Starting January 1, 2023, Virginia law mandates specific payment terms in agreements between owners and contractors, and agreements between contractors and subcontractors of any tier. New code provisions effective this year also eliminate the enforceability of “Pay-when-paid” or “Pay-if-paid” clauses frequently found in subcontract agreements. These changes in Virginia law, coupled with the general contractor wage guarantee provisions effective since 2020, require that all general contractors and home builders review their form agreements to confirm compliance. Non-compliance could result in interest assessments and penalties for what was, until this year, perfectly legal and standard contract administration.
The 2020 changes to Virginia Code Section 11-4.6 make general contractors jointly liable for the wages of their subcontractor’s employees and could result in the imposition of penalties and fines against general contractors if the subcontractor’s employees are not paid their contract or minimum wages.

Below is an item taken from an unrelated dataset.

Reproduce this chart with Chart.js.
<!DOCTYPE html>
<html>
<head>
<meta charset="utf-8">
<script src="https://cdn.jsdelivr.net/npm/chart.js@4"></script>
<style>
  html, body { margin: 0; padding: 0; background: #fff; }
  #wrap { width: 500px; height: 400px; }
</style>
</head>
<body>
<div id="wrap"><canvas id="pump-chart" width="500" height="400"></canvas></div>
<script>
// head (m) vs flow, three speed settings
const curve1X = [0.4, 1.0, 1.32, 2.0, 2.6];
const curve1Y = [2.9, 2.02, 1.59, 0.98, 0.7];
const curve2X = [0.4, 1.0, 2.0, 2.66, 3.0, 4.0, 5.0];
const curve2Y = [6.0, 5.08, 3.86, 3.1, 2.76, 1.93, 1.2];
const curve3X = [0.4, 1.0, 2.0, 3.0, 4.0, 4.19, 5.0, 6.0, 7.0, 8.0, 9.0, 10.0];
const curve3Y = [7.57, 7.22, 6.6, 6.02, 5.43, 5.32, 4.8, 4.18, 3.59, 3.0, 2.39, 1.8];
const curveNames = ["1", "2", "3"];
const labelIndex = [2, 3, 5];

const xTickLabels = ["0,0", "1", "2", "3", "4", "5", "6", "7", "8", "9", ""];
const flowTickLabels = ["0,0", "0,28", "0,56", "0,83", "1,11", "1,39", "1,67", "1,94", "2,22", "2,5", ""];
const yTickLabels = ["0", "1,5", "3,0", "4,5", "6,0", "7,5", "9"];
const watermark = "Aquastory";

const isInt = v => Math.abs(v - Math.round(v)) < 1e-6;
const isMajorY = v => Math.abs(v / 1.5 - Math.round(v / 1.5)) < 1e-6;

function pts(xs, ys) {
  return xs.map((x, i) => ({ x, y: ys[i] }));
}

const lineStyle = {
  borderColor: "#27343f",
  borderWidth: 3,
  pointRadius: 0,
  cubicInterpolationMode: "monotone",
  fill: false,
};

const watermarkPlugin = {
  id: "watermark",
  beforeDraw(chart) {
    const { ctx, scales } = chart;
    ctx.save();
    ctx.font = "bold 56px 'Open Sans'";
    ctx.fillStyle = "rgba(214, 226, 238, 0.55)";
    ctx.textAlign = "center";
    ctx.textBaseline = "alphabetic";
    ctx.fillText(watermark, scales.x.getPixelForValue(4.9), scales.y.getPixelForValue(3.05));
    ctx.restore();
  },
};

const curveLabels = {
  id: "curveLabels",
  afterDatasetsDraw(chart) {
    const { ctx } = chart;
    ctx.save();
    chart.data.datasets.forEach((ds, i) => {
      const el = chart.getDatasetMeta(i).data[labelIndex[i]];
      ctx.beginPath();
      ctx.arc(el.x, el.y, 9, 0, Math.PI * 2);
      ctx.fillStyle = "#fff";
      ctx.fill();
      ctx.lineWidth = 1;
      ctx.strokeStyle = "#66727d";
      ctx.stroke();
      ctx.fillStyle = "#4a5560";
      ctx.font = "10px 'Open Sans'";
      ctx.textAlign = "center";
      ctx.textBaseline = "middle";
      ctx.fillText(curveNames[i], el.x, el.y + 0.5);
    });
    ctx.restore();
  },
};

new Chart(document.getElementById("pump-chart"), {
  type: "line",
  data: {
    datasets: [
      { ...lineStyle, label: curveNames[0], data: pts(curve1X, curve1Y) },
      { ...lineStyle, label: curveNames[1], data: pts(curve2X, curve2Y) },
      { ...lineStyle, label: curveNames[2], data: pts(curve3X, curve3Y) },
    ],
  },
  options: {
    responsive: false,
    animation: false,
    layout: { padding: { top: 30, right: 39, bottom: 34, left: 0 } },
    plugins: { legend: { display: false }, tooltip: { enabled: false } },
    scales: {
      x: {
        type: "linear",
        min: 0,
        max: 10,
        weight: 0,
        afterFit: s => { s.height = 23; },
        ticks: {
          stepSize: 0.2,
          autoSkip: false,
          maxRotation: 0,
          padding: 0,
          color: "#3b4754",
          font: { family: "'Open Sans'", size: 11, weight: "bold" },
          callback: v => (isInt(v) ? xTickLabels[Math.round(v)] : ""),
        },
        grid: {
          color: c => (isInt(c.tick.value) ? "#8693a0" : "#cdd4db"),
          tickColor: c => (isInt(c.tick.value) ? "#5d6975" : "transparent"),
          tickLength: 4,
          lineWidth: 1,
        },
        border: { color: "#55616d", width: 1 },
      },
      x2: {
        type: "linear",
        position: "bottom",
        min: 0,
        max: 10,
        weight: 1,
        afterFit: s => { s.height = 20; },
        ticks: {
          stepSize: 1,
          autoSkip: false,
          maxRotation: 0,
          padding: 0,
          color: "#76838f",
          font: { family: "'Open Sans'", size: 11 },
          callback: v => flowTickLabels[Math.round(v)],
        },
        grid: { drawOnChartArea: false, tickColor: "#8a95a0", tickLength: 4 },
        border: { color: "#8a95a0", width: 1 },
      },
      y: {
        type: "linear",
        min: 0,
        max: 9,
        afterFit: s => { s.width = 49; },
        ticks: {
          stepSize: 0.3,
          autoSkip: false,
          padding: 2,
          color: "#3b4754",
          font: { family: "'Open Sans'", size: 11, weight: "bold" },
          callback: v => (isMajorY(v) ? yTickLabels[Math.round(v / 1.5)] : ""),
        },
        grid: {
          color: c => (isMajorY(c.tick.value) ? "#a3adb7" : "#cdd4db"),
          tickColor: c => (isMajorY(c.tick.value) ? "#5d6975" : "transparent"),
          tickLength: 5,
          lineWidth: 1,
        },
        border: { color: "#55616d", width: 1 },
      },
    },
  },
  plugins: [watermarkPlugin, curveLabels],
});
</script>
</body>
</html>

While the statute requires subcontractors to indemnify general contractors for their failure to pay these wages to their employees, that will serve little comfort to general contractors facing these claims from their subcontractors’ employees. General contractors should strongly consider requiring subcontractors to include in their applications for payment affidavits that the subcontractor has paid their employees their due wages through the date of submission.
As indicated above, the 2023 changes to Section 11-4.6 dictate that project owners include in their construction agreements with their general contractors “a provision that requires the owner to pay the general contractor within 60 days of receipt of an invoice following satisfactory completion of the portion of work for which the general contractor has invoiced.” In turn, general contractors must pay their subs (and subcontractors must pay sub-subs, etc.) within 60 days of the receipt of an invoice for completed portions of work, or within seven days after the general contractor has been paid by the owner, whichever is sooner. Though the code includes some exceptions, contract provisions requiring payment by the higher tier as a condition of payment to the lower tier are no longer enforceable. Failure to make payment in the time period required could result in interest penalties applied to the payor.

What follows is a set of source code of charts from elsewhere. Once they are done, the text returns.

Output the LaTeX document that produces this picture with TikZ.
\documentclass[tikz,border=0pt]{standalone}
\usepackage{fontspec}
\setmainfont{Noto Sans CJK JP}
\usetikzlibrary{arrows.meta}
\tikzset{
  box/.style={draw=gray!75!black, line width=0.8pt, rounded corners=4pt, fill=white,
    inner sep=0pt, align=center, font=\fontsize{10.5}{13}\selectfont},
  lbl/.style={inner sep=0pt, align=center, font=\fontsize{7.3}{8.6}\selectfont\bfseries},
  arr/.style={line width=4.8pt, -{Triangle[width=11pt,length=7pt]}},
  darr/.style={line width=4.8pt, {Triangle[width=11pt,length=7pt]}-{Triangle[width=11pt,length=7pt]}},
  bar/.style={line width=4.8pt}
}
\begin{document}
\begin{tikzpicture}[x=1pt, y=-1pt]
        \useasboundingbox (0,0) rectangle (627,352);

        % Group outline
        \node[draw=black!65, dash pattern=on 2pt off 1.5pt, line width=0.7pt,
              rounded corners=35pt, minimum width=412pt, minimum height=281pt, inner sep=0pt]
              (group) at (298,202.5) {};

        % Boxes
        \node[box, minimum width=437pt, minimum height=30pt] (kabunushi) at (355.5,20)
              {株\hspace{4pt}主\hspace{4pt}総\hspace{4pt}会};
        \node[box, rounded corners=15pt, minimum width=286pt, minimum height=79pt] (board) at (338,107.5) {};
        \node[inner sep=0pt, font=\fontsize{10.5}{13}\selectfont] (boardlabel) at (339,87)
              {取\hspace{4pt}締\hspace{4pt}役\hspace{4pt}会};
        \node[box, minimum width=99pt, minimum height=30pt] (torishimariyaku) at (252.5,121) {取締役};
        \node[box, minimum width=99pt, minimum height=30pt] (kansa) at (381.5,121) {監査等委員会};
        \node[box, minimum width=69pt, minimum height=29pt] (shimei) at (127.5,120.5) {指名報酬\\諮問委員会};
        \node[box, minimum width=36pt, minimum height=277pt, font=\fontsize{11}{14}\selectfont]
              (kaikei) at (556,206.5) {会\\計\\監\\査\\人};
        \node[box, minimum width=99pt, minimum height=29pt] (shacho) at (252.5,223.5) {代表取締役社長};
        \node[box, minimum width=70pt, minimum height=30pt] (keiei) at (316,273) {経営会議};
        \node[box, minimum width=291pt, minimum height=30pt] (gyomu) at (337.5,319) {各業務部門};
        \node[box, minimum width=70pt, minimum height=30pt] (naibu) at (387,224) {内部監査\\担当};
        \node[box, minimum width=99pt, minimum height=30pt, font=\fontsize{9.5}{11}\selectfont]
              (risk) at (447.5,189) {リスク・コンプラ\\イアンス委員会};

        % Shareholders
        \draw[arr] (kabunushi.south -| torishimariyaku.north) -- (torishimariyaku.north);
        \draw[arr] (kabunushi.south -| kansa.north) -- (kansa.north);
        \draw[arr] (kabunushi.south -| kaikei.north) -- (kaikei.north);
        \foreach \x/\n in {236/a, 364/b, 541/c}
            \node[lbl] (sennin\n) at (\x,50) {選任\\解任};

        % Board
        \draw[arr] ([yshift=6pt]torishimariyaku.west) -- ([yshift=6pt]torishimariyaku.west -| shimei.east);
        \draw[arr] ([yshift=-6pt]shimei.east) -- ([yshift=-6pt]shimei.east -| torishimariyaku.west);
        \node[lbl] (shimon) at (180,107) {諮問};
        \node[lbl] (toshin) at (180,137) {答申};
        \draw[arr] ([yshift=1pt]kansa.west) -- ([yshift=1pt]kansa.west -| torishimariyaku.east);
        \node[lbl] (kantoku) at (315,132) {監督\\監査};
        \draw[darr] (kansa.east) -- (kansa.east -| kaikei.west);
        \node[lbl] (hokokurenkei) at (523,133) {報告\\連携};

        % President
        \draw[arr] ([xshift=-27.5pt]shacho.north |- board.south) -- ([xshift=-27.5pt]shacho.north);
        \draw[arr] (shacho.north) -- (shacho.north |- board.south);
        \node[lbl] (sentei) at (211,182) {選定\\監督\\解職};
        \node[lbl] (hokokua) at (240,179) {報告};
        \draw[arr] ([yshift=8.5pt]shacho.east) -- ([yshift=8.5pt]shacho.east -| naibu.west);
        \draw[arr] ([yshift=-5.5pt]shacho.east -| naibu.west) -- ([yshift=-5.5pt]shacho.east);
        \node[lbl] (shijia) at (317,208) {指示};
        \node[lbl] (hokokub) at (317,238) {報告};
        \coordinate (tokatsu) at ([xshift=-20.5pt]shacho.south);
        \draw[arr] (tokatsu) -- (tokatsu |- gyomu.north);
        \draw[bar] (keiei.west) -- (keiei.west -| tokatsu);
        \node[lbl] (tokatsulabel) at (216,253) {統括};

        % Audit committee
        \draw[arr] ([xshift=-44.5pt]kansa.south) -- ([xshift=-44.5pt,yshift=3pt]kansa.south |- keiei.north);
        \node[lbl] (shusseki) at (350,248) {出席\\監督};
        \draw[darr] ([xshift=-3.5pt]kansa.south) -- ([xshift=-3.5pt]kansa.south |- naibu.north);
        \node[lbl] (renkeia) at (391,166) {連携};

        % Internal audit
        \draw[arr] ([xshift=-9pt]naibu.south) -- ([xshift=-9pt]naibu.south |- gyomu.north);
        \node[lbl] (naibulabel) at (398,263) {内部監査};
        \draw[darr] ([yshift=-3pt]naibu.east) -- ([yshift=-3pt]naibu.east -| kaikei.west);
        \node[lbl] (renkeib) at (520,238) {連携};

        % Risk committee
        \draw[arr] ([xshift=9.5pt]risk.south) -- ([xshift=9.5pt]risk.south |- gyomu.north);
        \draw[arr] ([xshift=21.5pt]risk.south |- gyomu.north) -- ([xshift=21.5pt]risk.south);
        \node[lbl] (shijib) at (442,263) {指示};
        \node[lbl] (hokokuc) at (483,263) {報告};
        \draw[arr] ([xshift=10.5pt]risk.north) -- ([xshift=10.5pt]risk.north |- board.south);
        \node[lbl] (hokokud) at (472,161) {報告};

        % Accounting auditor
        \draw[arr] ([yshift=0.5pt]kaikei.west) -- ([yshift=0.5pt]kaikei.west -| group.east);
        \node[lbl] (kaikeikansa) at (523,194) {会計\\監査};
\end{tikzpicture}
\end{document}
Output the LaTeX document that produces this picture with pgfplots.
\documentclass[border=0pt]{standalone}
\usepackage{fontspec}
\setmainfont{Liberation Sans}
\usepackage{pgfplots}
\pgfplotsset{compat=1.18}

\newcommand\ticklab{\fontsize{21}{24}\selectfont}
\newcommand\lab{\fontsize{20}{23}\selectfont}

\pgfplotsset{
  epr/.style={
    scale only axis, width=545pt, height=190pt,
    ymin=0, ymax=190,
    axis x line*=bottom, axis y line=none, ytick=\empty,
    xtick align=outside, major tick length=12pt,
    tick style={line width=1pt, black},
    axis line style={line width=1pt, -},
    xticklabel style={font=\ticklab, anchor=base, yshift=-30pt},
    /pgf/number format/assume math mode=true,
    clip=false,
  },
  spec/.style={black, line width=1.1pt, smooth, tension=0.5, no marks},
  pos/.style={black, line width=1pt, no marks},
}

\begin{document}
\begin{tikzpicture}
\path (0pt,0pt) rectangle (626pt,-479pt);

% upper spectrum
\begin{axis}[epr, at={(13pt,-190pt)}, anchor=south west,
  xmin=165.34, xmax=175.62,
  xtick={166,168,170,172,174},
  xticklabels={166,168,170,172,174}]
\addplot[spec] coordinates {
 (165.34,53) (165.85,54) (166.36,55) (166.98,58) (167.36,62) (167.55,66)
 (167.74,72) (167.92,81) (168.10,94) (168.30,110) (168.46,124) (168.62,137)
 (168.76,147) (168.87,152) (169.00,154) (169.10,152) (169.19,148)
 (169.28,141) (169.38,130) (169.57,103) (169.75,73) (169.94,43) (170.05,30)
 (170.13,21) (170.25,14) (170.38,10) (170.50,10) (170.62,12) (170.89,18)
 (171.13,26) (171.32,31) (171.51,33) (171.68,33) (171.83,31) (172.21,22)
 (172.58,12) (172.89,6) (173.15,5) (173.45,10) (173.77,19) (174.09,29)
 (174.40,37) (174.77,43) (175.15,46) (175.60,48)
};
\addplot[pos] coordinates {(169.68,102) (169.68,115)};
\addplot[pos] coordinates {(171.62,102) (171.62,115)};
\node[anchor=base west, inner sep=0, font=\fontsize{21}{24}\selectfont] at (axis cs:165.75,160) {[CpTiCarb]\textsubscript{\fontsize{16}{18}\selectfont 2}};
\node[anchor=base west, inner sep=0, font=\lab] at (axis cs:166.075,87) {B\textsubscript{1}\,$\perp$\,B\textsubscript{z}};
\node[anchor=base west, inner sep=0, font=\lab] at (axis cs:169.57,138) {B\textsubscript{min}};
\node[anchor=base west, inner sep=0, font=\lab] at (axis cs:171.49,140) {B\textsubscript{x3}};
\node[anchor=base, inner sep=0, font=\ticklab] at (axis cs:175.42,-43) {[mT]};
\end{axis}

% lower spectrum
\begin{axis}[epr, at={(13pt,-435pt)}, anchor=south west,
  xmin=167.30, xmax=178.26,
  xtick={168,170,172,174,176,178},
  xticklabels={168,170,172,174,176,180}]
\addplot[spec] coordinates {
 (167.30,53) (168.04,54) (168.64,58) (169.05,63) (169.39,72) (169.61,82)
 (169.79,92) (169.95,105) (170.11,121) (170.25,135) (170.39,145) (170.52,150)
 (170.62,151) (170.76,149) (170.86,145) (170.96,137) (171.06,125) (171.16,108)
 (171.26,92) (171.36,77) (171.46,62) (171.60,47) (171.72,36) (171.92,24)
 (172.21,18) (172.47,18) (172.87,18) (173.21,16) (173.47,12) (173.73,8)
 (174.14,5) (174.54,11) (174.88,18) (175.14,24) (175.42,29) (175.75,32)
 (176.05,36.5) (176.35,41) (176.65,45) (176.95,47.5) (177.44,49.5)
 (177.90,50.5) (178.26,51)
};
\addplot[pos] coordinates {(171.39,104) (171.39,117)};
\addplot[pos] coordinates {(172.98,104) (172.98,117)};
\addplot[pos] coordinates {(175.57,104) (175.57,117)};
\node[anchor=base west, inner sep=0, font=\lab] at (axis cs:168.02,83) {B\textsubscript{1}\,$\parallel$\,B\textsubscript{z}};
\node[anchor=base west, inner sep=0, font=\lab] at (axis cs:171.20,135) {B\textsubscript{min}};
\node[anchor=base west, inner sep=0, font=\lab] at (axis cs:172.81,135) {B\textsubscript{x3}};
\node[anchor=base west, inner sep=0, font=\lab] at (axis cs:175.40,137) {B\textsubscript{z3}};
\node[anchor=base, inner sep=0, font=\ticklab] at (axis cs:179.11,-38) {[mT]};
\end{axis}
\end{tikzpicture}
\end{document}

Again, the 2023 amendments to Section 11-4.6 mandate that contracts made after January 1, 2023, contain the 60-day payment provisions. If your organization utilizes a form construction agreement, either as a property or project owner, general contractor, or higher-tier subcontractor, it is critical that it be reviewed for compliance on all new contracts. Well-advised general contractors and higher-tier subcontractors very likely are utilizing form agreements with pay-when-paid provisions that are no longer enforceable and should have those forms reviewed for compliance with these changes. Contractors of all tiers should also modify agreements to include new “wage payment confirmations” when receiving applications for payment from lower tiers to avoid wage claims from non-employees.
Finally, the effect of these statutory changes could result in an increased likelihood of a general contractor having to pay a subcontractor for work performed, despite non-payment by the owner. General contractors must be wary of this possibility and ensure that their agreements enable them to terminate for cause in these situations.